Let $N:=N_\lambda^m(K)=\text{Ker}(\lambda I-K)^m$ and $K|_N$ be the restriction of $K$ to $N$
There is a moment when it is evident that we need finiteness of $\sigma(K|_N)$.
So they argue that this follows from the fact, that $N$ is finite-dimensional.
I can't see at the moment how exactly it follows.
Does anybody have an idea?

P.S.:
I think I should mention that $m$ is chosen so that:
$X=R+N$ with $R\cap N=\{0\}$, where $R:=R_\lambda^m(K)=\text{Im}(\lambda I-K)^m$.

HAL

2. Two questions:

1. Are you working with compact linear operators?
2. By "finiteness of $\sigma(K|_{N})$", do you mean that the cardinality of the set is finite, or that the set is bounded in the complex plane?

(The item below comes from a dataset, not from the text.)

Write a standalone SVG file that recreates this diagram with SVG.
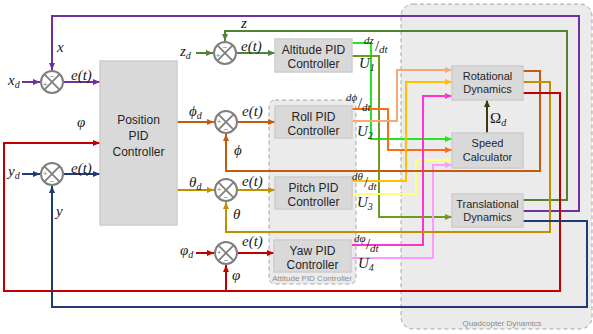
<svg xmlns="http://www.w3.org/2000/svg" width="593" height="334" viewBox="0 0 593 334">
<style>
.region{fill:#EBEBEB;stroke:#A6A6A6;stroke-width:1;stroke-dasharray:4 3}
.box{fill:#D9D9D9;stroke:#CDCDCD;stroke-width:1.5}
.lbl{font-family:"Liberation Sans",Arial,sans-serif;font-size:12px;fill:#262626;text-anchor:middle}
.sm{font-size:11px}
.cap{font-family:"Liberation Sans",Arial,sans-serif;font-size:8px;fill:#8C8C8C;text-anchor:middle}
.m{font-family:"Liberation Serif","DejaVu Serif",serif;font-style:italic;font-size:15px;fill:#1A1A1A}
.sub{font-size:10px}
.d{font-size:11px}
.sl{font-size:15px;font-style:normal}
.up{font-style:normal}
.w{fill:none;stroke-width:2}
.sum circle{fill:#fff;stroke:#7F7F7F;stroke-width:2}
.sum path{stroke:#7F7F7F;stroke-width:1.8}
.sgn{font-family:"Liberation Sans",Arial,sans-serif;font-size:8px;fill:#7F7F7F;text-anchor:middle}
</style>
<defs>
  <g id="sumj" class="sum">
    <circle r="11"/>
    <path d="M-7.8,-7.8L7.8,7.8M7.8,-7.8L-7.8,7.8"/>
  </g>
  <marker id="a-pur" markerUnits="userSpaceOnUse" markerWidth="7" markerHeight="6" refX="7" refY="3" orient="auto"><path d="M0,0L7,3L0,6z" fill="#7030A0"/></marker>
  <marker id="a-nav" markerUnits="userSpaceOnUse" markerWidth="7" markerHeight="6" refX="7" refY="3" orient="auto"><path d="M0,0L7,3L0,6z" fill="#1F3A74"/></marker>
  <marker id="a-grn" markerUnits="userSpaceOnUse" markerWidth="7" markerHeight="6" refX="7" refY="3" orient="auto"><path d="M0,0L7,3L0,6z" fill="#548235"/></marker>
  <marker id="a-org" markerUnits="userSpaceOnUse" markerWidth="7" markerHeight="6" refX="7" refY="3" orient="auto"><path d="M0,0L7,3L0,6z" fill="#C55A11"/></marker>
  <marker id="a-gld" markerUnits="userSpaceOnUse" markerWidth="7" markerHeight="6" refX="7" refY="3" orient="auto"><path d="M0,0L7,3L0,6z" fill="#BF9000"/></marker>
  <marker id="a-red" markerUnits="userSpaceOnUse" markerWidth="7" markerHeight="6" refX="7" refY="3" orient="auto"><path d="M0,0L7,3L0,6z" fill="#C00000"/></marker>
  <marker id="a-lim" markerUnits="userSpaceOnUse" markerWidth="7" markerHeight="6" refX="7" refY="3" orient="auto"><path d="M0,0L7,3L0,6z" fill="#22E822"/></marker>
  <marker id="a-olv" markerUnits="userSpaceOnUse" markerWidth="7" markerHeight="6" refX="7" refY="3" orient="auto"><path d="M0,0L7,3L0,6z" fill="#6B9E1F"/></marker>
  <marker id="a-bor" markerUnits="userSpaceOnUse" markerWidth="7" markerHeight="6" refX="7" refY="3" orient="auto"><path d="M0,0L7,3L0,6z" fill="#FF6A13"/></marker>
  <marker id="a-sal" markerUnits="userSpaceOnUse" markerWidth="7" markerHeight="6" refX="7" refY="3" orient="auto"><path d="M0,0L7,3L0,6z" fill="#F8A878"/></marker>
  <marker id="a-yel" markerUnits="userSpaceOnUse" markerWidth="7" markerHeight="6" refX="7" refY="3" orient="auto"><path d="M0,0L7,3L0,6z" fill="#FFC000"/></marker>
  <marker id="a-pyl" markerUnits="userSpaceOnUse" markerWidth="7" markerHeight="6" refX="7" refY="3" orient="auto"><path d="M0,0L7,3L0,6z" fill="#FFFF80"/></marker>
  <marker id="a-mag" markerUnits="userSpaceOnUse" markerWidth="7" markerHeight="6" refX="7" refY="3" orient="auto"><path d="M0,0L7,3L0,6z" fill="#FF33CC"/></marker>
  <marker id="a-pnk" markerUnits="userSpaceOnUse" markerWidth="7" markerHeight="6" refX="7" refY="3" orient="auto"><path d="M0,0L7,3L0,6z" fill="#FF99FF"/></marker>
  <marker id="a-drk" markerUnits="userSpaceOnUse" markerWidth="7" markerHeight="6" refX="7" refY="3" orient="auto"><path d="M0,0L7,3L0,6z" fill="#3A3A10"/></marker>
</defs>

<rect width="593" height="334" fill="#FFFFFF"/>

<!-- container regions -->
<g id="quadcopter-dynamics">
  <rect class="region" x="401" y="4" width="191" height="325" rx="12"/>
  <text class="cap" x="502" y="326">Quadcopter Dynamics</text>
</g>
<g id="attitude-pid-controller">
  <rect class="region" x="269" y="100" width="87" height="184" rx="6"/>
  <text class="cap" x="312" y="281">Attitude PID Controller</text>
</g>

<!-- connectors -->
<g id="connectors">
  <!-- controller outputs to the dynamics blocks -->
  <path class="w" stroke="#22E822" marker-end="url(#a-lim)" d="M352,43H371V139H452"/>
  <path class="w" stroke="#6B9E1F" marker-end="url(#a-olv)" d="M352,56H379V217H452"/>
  <path class="w" stroke="#FF6A13" marker-end="url(#a-bor)" d="M352,109H388V150H452"/>
  <path class="w" stroke="#F8A878" marker-end="url(#a-sal)" d="M352,121H397V70H452"/>
  <path class="w" stroke="#FFC000" marker-end="url(#a-yel)" d="M352,181H406V82H452"/>
  <path class="w" stroke="#FFFF80" marker-end="url(#a-pyl)" d="M352,194H416V160H452"/>
  <path class="w" stroke="#FF33CC" marker-end="url(#a-mag)" d="M352,245H423V96H452"/>
  <path class="w" stroke="#FF99FF" marker-end="url(#a-pnk)" d="M352,258H433V165H452"/>
  <path class="w" stroke="#3A3A10" marker-end="url(#a-drk)" d="M487,133V100"/>

  <!-- feedback loops -->
  <path class="w" stroke="#7030A0" marker-end="url(#a-pur)" d="M523,211H579V16H52V70"/>
  <path class="w" stroke="#548235" marker-end="url(#a-grn)" d="M523,200H567V31H225V41"/>
  <path class="w" stroke="#C55A11" marker-end="url(#a-org)" d="M523,71H540V171H226V134"/>
  <path class="w" stroke="#BF9000" marker-end="url(#a-gld)" d="M523,82H550V232H226V202"/>
  <path class="w" stroke="#C00000" marker-end="url(#a-red)" d="M523,93H560V291H4V143H100"/>
  <path class="w" stroke="#C00000" marker-end="url(#a-red)" d="M226,291V265"/>
  <path class="w" stroke="#1F3A74" marker-end="url(#a-nav)" d="M523,221H587V307H52V186"/>

  <!-- references and error signals -->
  <path class="w" stroke="#7030A0" marker-end="url(#a-pur)" d="M22,82H40"/>
  <path class="w" stroke="#7030A0" marker-end="url(#a-pur)" d="M64,82H100"/>
  <path class="w" stroke="#1F3A74" marker-end="url(#a-nav)" d="M22,174H40"/>
  <path class="w" stroke="#1F3A74" marker-end="url(#a-nav)" d="M64,174H100"/>
  <path class="w" stroke="#548235" marker-end="url(#a-grn)" d="M196,53H213"/>
  <path class="w" stroke="#548235" marker-end="url(#a-grn)" d="M237,53H275"/>
  <path class="w" stroke="#C55A11" marker-end="url(#a-org)" d="M177,122H214"/>
  <path class="w" stroke="#C55A11" marker-end="url(#a-org)" d="M238,122H275"/>
  <path class="w" stroke="#BF9000" marker-end="url(#a-gld)" d="M177,190H214"/>
  <path class="w" stroke="#BF9000" marker-end="url(#a-gld)" d="M238,190H275"/>
  <path class="w" stroke="#C00000" marker-end="url(#a-red)" d="M196,253H214"/>
  <path class="w" stroke="#C00000" marker-end="url(#a-red)" d="M238,253H274"/>
</g>

<!-- summing junctions -->
<g id="sum-x"><use href="#sumj" x="52" y="82"/><text class="sgn" x="52" y="79">−</text><text class="sgn" x="45" y="87">+</text></g>
<g id="sum-y"><use href="#sumj" x="52" y="174"/><text class="sgn" x="45" y="176">+</text><text class="sgn" x="52" y="184">−</text></g>
<g id="sum-z"><use href="#sumj" x="225" y="53"/><text class="sgn" x="225" y="50">−</text><text class="sgn" x="218" y="58">+</text></g>
<g id="sum-roll"><use href="#sumj" x="226" y="122"/><text class="sgn" x="219" y="124">+</text><text class="sgn" x="226" y="132">−</text></g>
<g id="sum-pitch"><use href="#sumj" x="226" y="190"/><text class="sgn" x="219" y="192">+</text><text class="sgn" x="226" y="200">−</text></g>
<g id="sum-yaw"><use href="#sumj" x="226" y="253"/><text class="sgn" x="219" y="255">+</text><text class="sgn" x="226" y="263">−</text></g>

<!-- blocks -->
<g id="position-pid">
  <rect class="box" x="100" y="61" width="77" height="164"/>
  <text class="lbl" x="138.5" y="124">Position</text>
  <text class="lbl" x="138.5" y="140">PID</text>
  <text class="lbl" x="138.5" y="156">Controller</text>
</g>
<g id="altitude-pid">
  <rect class="box" x="275" y="39" width="77" height="33"/>
  <text class="lbl" x="313.5" y="54">Altitude PID</text>
  <text class="lbl" x="313.5" y="68">Controller</text>
</g>
<g id="roll-pid">
  <rect class="box" x="275" y="106" width="77" height="32"/>
  <text class="lbl" x="313.5" y="121">Roll PID</text>
  <text class="lbl" x="313.5" y="135">Controller</text>
</g>
<g id="pitch-pid">
  <rect class="box" x="275" y="177" width="77" height="32"/>
  <text class="lbl" x="313.5" y="192">Pitch PID</text>
  <text class="lbl" x="313.5" y="206">Controller</text>
</g>
<g id="yaw-pid">
  <rect class="box" x="274" y="240" width="77" height="32"/>
  <text class="lbl" x="312.5" y="255">Yaw PID</text>
  <text class="lbl" x="312.5" y="269">Controller</text>
</g>
<g id="rotational-dynamics">
  <rect class="box" x="452" y="66" width="71" height="34"/>
  <text class="lbl sm" x="487.5" y="80">Rotational</text>
  <text class="lbl sm" x="487.5" y="93">Dynamics</text>
</g>
<g id="speed-calculator">
  <rect class="box" x="452" y="133" width="71" height="35"/>
  <text class="lbl sm" x="487.5" y="147">Speed</text>
  <text class="lbl sm" x="487.5" y="161">Calculator</text>
</g>
<g id="translational-dynamics">
  <rect class="box" x="452" y="194" width="71" height="33"/>
  <text class="lbl sm" x="487.5" y="208">Translational</text>
  <text class="lbl sm" x="487.5" y="221">Dynamics</text>
</g>

<!-- signal labels -->
<g id="labels">
  <text class="m" x="8" y="85">x<tspan class="sub" dy="3">d</tspan></text>
  <text class="m" x="57" y="52">x</text>
  <text class="m" x="71" y="80">e(t)</text>
  <text class="m" x="8" y="176">y<tspan class="sub" dy="3">d</tspan></text>
  <text class="m" x="56" y="216">y</text>
  <text class="m" x="71" y="173">e(t)</text>
  <text class="m" x="77" y="127">φ</text>

  <text class="m" x="180" y="56">z<tspan class="sub" dy="3">d</tspan></text>
  <text class="m" x="241" y="28">z</text>
  <text class="m" x="241" y="51">e(t)</text>

  <text class="m" x="189" y="116">ϕ<tspan class="sub" dy="3">d</tspan></text>
  <text class="m" x="234" y="155">ϕ</text>
  <text class="m" x="242" y="116">e(t)</text>

  <text class="m" x="189" y="187">θ<tspan class="sub" dy="3">d</tspan></text>
  <text class="m" x="233" y="219">θ</text>
  <text class="m" x="242" y="186">e(t)</text>

  <text class="m" x="180" y="255">φ<tspan class="sub" dy="3">d</tspan></text>
  <text class="m" x="232" y="280">φ</text>
  <text class="m" x="242" y="246">e(t)</text>

  <text class="m d" x="364" y="44">dz</text><text class="m sl" x="375" y="51">/</text><text class="m d" x="379" y="53">dt</text>
  <text class="m" x="359" y="68">U<tspan class="sub" dy="3">1</tspan></text>
  <text class="m d" x="346" y="101">dϕ</text><text class="m sl" x="358" y="108">/</text><text class="m d" x="362" y="111">dt</text>
  <text class="m" x="357" y="136">U<tspan class="sub" dy="3">2</tspan></text>
  <text class="m d" x="352" y="180">dθ</text><text class="m sl" x="364" y="187">/</text><text class="m d" x="368" y="190">dt</text>
  <text class="m" x="357" y="207">U<tspan class="sub" dy="3">3</tspan></text>
  <text class="m d" x="354" y="242">dφ</text><text class="m sl" x="366" y="249">/</text><text class="m d" x="370" y="252">dt</text>
  <text class="m" x="358" y="268">U<tspan class="sub" dy="3">4</tspan></text>

  <text class="m" x="490" y="123"><tspan class="up">Ω</tspan><tspan class="sub" dy="3">d</tspan></text>
</g>
</svg>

3. 1. Yes, it's all about linear operators.
2. I mean the cardinality of the set.

4. Suppose for a second that we are dealing with $m=1.$ Then the null space in question is the space of eigenvectors corresponding to nonzero eigenvalues, correct? Suppose you had an infinite set of nonzero eigenvalues. Well, then it is a fact that eigenvectors corresponding to different eigenvalues are linearly independent. Therefore, in order to span the eigenspace, you'd have to have infinitely many eigenvectors, contradicting the finiteness of the dimension of the null space.

I think this idea will work for you, though you'll have to adapt it to take into account the mth power of your operator.